Measuring Amps of a Panel
Measuring current is not as simple as measuring volts. The Current at Maximum Power (Imp) can only be measured while there is power running through the wire attached to the panel. DC Amp Meters are a little pricey but are available if you have the urge to measure your current.
The Short Circuit Current (Isc) requires shorting the Positive and Negative leads through an appropriate Amp Meter. Short-Circuiting the leads of the panel could damage it, so this practice should be avoided unless you know what you are doing.
I have lived off-grid for 20 years and have never found it necessary to measure the Isc of a panel. Take the manufacturer’s word for the rated current. It is safer and easier.

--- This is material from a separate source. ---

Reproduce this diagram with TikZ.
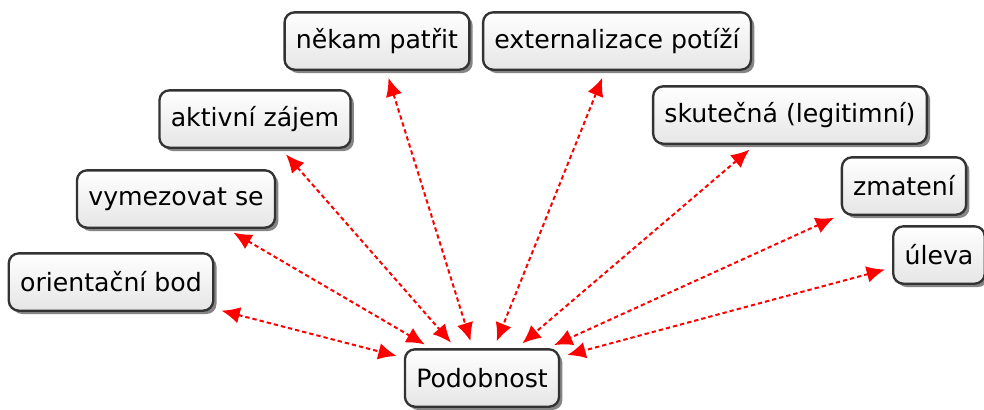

Watts is a measure of work. It is the amount of energy the panel can provide to your system at maximum solar exposure at 25º C. It is calculated by multiplying Volts at Maximum Power (Vmp) and the Current at Maximum Power (Ipm).
This calculation expresses the maximum potential power the panel could provide. Load, atmospheric conditions, and temperature, can all impact this value.
The likelihood that you will experience this output very often is pretty slim.
- V x I = P (Volts x Current = Power in watts)
- Most panels are rated by Watts at some Voltage.
- Only achievable in specific conditions.
As is often the case, a simple question does not have a simple answer. “How many volts should my solar panel put out?” is not as straightforward as one might expect. There are a lot of variables at play.